Going forward, production cuts by firms and supply constrains could pull LSM growth further down. Moreover, the latest data on cotton arrivals point to lower crop production than anticipated earlier. This could potentially weaken the agriculture sector outlook despite satisfactory reports about sugarcane production and progress on sowing of wheat crop for the current season. Taking stock of these developments, the MPC views that the downside risks to the SBP’s baseline growth outlook for this year have increased.
5. The current account deficit narrowed by around 60 percent to $3.7 billion in H1-FY23. This substantial reduction was due to a sharp contraction in imports, reflecting the impact of policy tightening and administrative measures. The contraction in imports was broad-based, with all major groups, except food and petroleum groups, recording declines. Petroleum imports increased by 17.4 percent.
their share (in total imports) rising to 34.1 percent in H1-FY23 from 23.7 percent in H1-FY22. In this backdrop, the MPC noted that effective implementation of energy conservation measures and appropriate pricing of petroleum products is critical for much-needed reduction in energy imports. The benefit of an 18.2 percent fall in imports was partially offset by declines in export receipts and remittances.
Notwithstanding the reduction in the current account deficit, the external sector remains under stress due to delay in realization of official financial inflows, debt repayments and ongoing political uncertainty. In this regard, the MPC views that the completion of the pending 9 th review under the IMF’s EFF is critical for reducing uncertainty and unlocking multilateral and bilateral inflows.
6. The fiscal deficit widened to 1.5 percent of GDP in the first four months of FY23 from 0.9 percent in the same period last year, while the primary surplus fell to 0.2 percent of GDP, as compared to 0.3 percent last year. The FBR taxes grew by 17.0 percent in H1-FY23, slower than the growth envisaged in the budget. The expectation of further slowdown in economic activity and reduction in imports in H2-FY23 poses downside risks to maintaining growth momentum in tax collection. The MPC noted that the current fiscal stance is inconsistent with monetary tightening. Thus, given the evolving macroeconomic challenges, it is important for the fiscal policy to achieve the planned consolidation in order to help contain inflation and pave the way for sustainable growth.
Monetary and inflation outlook
7. The broad money growth decelerated in H1-FY23, primarily reflecting the stress on the external account. Domestic credit, on the other hand, expanded owing to seasonal rise in private sector credit along with increased budgetary borrowing because of reduced external financing. The disaggregated analysis of private sector credit shows retirement in consumer finance and moderation in working capital and fixed investment loans.

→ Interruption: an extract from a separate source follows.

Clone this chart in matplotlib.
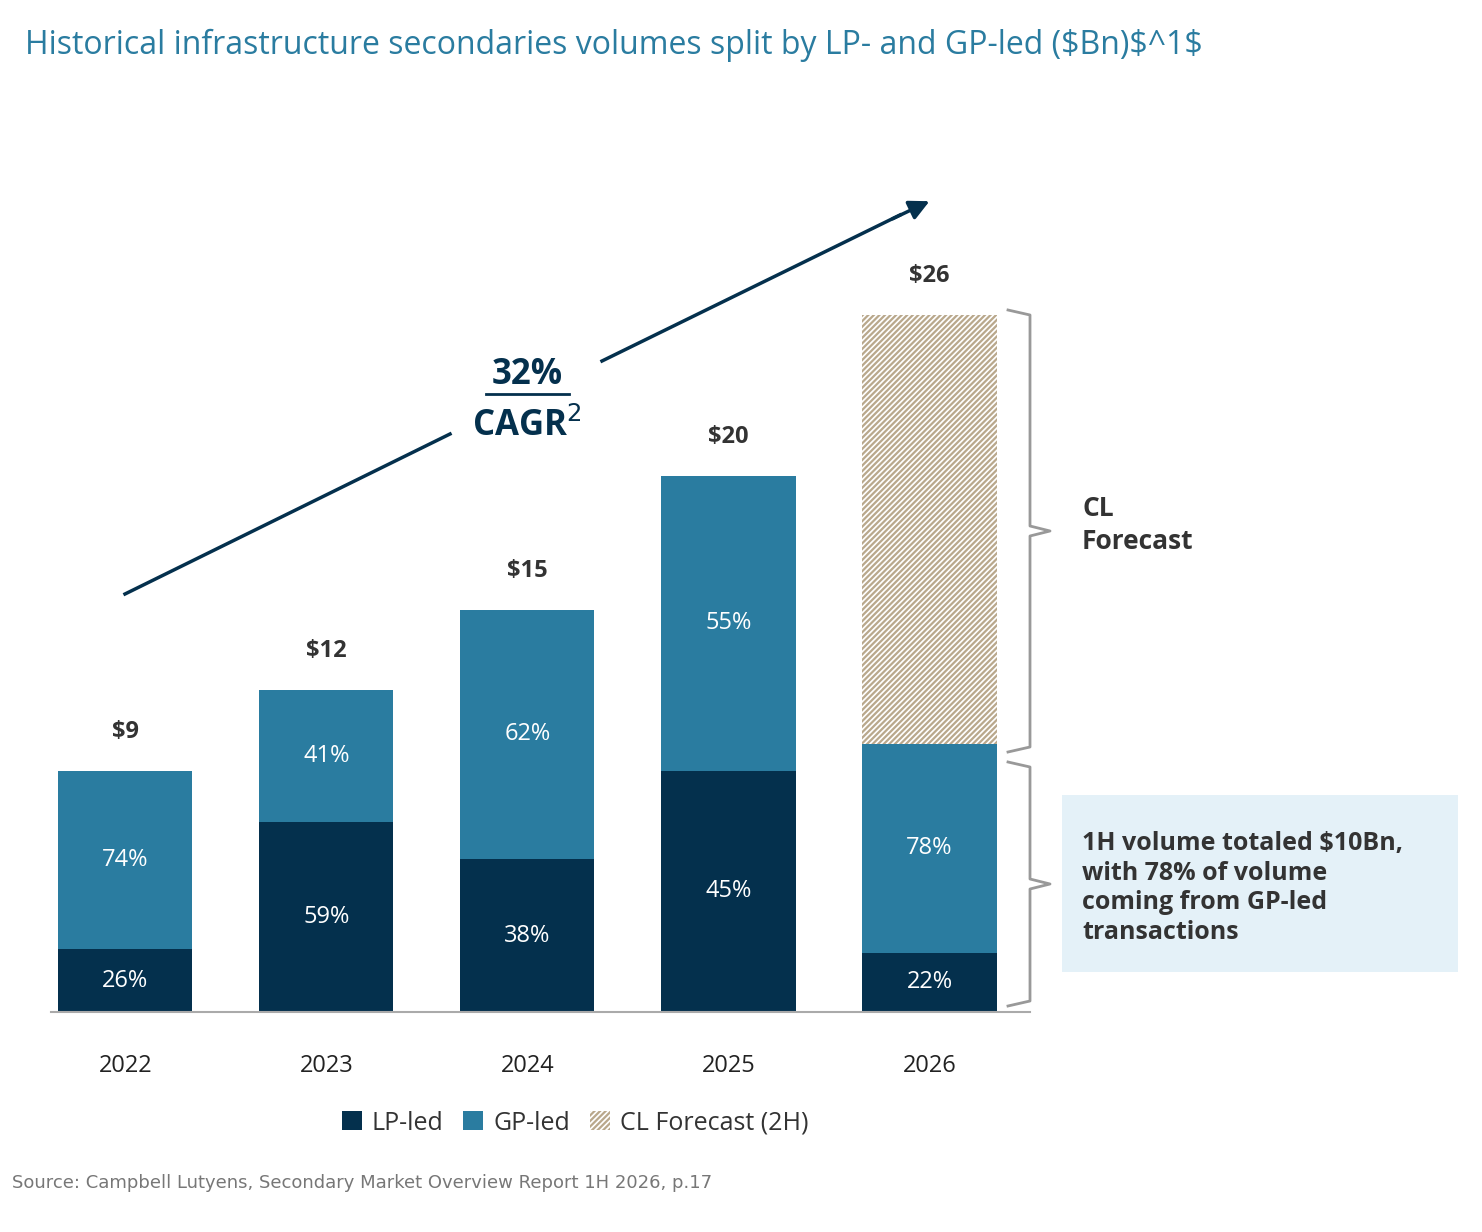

8. National CPI inflation remained at elevated levels despite some moderation in recent months. Compared to 26.6 percent y/y in October, the headline inflation slightly eased to 23.8 percent in November and 24.5 percent in December 2022. Increase in food inflation remains the major contributor to this persistence in inflation. The core inflation also rose due to increasing core goods prices, especially durables. Downward adjustment in fuel prices and reduction in fuel cost charges slightly muted the energy inflation in recent months. However, the uncertainty on their future path and expected near-term adjustments remain the major upside risks to the inflation outlook. Reflecting these concerns, both the consumer and business inflation expectations have drifted upwards over the short and medium term in latest pulse surveys. The MPC views that anchoring of inflation expectations is important to achieve the medium term inflation target of 5 – 7 percent by December 2024 and requires coordinated monetary and fiscal policy efforts.